Listening to our body—that's really what I wanted to talk about.
I'll use running as an example because I've lived through that grind. For many years, including the two full marathons I completed, I used nothing more than a simple digital watch with a stopwatch. I knew my running routes, tracked the overall time, and that was about it. I never chased a particular cadence with a metronome, never worried about staying in Zone 2 all the time, and never kept staring at my wrist every few minutes. Instead, I tried listening to my body. How were my muscles feeling? Was my breathing deep or shallow? Was I landing too hard? Could I push a little more today, or was it one of those days where I should simply back off? Those became my metrics.
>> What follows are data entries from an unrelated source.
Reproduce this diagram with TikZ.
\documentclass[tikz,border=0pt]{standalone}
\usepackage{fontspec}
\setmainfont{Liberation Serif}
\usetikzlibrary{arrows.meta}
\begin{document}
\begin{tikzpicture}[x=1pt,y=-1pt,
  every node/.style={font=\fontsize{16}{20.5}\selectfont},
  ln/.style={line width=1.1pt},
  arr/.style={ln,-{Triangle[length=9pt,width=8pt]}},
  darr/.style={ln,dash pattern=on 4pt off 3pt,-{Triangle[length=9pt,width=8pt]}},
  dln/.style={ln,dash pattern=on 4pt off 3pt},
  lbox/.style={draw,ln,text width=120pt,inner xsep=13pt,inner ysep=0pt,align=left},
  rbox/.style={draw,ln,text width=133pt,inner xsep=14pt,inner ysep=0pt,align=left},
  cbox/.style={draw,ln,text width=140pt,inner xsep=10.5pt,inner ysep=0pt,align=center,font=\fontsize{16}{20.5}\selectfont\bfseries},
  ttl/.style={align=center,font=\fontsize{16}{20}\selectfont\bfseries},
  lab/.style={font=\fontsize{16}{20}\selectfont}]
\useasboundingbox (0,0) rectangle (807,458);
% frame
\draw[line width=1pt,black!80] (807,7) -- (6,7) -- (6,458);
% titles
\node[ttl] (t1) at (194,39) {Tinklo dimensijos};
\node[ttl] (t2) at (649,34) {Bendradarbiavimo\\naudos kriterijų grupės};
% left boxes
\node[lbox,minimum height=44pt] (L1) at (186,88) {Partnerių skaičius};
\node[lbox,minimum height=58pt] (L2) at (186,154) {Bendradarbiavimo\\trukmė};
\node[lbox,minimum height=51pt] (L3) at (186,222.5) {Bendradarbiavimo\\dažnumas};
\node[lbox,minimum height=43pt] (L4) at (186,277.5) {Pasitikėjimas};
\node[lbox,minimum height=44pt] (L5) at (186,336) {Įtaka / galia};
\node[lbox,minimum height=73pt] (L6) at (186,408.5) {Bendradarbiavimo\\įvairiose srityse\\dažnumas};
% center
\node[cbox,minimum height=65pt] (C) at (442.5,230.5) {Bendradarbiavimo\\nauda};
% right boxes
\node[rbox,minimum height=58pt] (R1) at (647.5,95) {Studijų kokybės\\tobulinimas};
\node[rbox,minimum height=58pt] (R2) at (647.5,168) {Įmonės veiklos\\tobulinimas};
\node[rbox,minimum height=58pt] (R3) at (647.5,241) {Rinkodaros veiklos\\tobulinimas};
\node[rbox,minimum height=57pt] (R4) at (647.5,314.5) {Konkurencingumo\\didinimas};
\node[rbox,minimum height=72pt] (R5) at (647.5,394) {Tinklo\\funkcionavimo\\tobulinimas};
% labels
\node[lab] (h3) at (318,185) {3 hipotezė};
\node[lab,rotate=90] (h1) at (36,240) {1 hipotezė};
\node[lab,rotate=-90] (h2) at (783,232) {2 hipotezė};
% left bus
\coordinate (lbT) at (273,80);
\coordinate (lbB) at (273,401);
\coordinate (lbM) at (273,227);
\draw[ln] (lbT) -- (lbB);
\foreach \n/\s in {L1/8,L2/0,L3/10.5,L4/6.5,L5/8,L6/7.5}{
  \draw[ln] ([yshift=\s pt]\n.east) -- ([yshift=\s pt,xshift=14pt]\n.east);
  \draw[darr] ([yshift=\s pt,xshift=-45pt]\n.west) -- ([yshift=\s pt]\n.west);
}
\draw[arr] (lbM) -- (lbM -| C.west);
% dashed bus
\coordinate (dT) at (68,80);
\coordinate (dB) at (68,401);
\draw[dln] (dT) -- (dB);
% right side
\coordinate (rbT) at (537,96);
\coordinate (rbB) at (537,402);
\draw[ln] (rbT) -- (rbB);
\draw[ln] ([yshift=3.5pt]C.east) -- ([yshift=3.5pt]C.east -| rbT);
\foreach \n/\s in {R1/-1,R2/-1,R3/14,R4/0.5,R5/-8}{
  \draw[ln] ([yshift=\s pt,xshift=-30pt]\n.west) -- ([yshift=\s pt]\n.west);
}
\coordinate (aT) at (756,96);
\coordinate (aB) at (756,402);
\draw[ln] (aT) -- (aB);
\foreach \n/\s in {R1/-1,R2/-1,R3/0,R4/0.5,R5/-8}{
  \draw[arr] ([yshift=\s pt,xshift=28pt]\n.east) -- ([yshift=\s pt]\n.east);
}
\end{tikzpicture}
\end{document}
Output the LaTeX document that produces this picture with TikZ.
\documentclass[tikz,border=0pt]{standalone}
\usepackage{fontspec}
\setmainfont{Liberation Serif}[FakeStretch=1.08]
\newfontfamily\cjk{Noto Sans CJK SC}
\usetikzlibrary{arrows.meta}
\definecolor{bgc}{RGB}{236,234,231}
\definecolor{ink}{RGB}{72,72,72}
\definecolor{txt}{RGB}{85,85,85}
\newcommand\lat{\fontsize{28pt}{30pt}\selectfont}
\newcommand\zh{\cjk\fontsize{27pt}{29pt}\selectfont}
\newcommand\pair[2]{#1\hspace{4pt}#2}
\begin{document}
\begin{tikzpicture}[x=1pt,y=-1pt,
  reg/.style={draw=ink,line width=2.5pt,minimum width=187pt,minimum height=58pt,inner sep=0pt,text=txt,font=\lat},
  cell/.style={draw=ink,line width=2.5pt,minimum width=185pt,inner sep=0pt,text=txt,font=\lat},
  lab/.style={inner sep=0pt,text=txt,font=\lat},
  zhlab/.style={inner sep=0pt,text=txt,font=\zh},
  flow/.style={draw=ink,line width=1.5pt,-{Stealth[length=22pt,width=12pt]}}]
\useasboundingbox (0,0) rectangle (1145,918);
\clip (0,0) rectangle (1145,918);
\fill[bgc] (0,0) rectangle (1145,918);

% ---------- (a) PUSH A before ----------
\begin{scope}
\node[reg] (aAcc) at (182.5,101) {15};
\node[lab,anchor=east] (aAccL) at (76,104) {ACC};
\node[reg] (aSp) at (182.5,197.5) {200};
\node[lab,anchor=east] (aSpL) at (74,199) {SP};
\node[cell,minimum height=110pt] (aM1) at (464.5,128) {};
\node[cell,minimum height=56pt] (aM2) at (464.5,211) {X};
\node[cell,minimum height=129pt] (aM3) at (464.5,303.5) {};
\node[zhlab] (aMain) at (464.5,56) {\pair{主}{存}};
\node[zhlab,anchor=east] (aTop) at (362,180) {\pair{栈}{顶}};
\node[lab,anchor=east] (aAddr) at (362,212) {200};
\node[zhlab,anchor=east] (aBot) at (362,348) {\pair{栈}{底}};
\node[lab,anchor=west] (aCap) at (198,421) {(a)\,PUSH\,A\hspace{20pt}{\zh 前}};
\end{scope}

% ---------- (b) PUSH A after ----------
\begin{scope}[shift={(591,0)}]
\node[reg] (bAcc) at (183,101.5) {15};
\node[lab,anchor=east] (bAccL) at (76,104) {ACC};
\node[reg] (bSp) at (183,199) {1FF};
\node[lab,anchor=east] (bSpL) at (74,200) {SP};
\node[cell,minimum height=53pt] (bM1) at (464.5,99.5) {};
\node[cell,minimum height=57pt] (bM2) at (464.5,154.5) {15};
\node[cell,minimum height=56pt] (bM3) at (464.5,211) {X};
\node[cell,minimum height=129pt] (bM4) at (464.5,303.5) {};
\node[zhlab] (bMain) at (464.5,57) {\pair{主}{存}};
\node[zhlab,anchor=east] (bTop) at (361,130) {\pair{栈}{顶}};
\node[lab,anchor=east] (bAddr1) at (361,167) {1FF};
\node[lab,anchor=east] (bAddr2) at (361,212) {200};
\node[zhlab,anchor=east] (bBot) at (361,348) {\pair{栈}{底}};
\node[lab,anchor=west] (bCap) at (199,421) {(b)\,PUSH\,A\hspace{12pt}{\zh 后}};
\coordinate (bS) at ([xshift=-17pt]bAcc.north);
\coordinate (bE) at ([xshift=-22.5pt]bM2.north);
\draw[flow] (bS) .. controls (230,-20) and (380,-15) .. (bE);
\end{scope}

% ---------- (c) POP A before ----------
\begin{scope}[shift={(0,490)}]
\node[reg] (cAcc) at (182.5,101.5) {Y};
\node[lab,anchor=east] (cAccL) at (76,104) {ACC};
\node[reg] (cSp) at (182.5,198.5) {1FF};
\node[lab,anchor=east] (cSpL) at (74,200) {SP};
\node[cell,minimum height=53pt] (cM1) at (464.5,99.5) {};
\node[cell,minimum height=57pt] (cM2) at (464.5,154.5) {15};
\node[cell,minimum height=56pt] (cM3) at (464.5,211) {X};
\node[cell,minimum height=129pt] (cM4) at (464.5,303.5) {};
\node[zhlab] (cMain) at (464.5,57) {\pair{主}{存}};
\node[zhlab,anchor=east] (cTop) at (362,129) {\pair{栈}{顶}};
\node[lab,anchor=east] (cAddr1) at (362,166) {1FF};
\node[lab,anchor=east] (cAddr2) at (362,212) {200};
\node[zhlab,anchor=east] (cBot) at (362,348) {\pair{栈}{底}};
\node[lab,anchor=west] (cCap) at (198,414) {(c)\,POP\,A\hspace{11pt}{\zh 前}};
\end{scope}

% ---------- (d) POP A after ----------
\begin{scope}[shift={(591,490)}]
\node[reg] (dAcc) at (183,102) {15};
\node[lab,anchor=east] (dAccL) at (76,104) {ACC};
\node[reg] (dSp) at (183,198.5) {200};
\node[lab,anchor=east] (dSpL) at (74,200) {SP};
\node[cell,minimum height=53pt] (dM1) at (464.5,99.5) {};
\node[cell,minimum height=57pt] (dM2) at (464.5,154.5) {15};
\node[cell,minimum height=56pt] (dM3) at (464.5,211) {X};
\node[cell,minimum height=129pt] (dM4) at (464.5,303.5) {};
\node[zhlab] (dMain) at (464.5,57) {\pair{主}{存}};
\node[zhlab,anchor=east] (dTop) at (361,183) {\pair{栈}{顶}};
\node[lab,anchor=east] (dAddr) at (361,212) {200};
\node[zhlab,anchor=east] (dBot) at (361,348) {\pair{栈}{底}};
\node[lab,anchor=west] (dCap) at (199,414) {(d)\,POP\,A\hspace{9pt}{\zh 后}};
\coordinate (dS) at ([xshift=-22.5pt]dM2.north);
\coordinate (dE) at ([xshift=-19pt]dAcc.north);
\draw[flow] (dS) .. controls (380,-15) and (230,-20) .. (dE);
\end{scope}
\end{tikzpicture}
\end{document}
Interestingly, I later heard David Goggins talk about something very similar. Early in his SEAL training and running journey, he relied much more on effort and feel than on technology. The heart-rate monitors and advanced gadgets came much later. Forget wearables—I am guilty of this too—but I have also seen people run entire marathons with headphones on from start to finish. Personally, I'm completely against that for my longer runs. For long runs - 10 miles and above, I prefer no music at all. I want to hear my breathing, feel my stride, notice if I'm getting tired, or if my form is slowly falling apart. Music, for me at least, drowns out that inner conversation. Of course, that's just my preference, and everyone is different.
The same thought applies beyond running. Want to eat healthier? Maybe the answer isn't another tracking app. Maybe it's simply eating less packaged food, cooking more meals at home, and including the ingredients yu actually want. Sure, get a health check-up every six months or once a year to make sure your vitals are within range. That's sensible. But we also need to trust that our bodies are remarkably good at adapting. Mindful eating is wonderful. Obsessing over every gram... maybe not so much.
I'll end with a completely different example.
Formula 1 cars have hundreds of sensors. Teams analyze thousands of data points every lap. They know tyre temperatures, brake temperatures, engine settings, wind conditions, fuel loads—almost everything. Yet if data alone decided races, every driver would perform exactly the same.
They don't.
The very best drivers constantly talk about feeling the car. Yu often hear commentators mention their internal gyroscope—their ability to sense grip, balance, weight transfer, and tiny changes that no dashboard can fully communicate. The data helps optimize the machine, but intuition still wins races.
Maybe it's the same with us.
In a world where social media has already taken over so much of our attention, let's not allow trackers and wearables to completely replace our ability to listen to our own body. Technology should improve our awareness, not replace it.
Sometimes, the most advanced sensor we have... is still ourselves.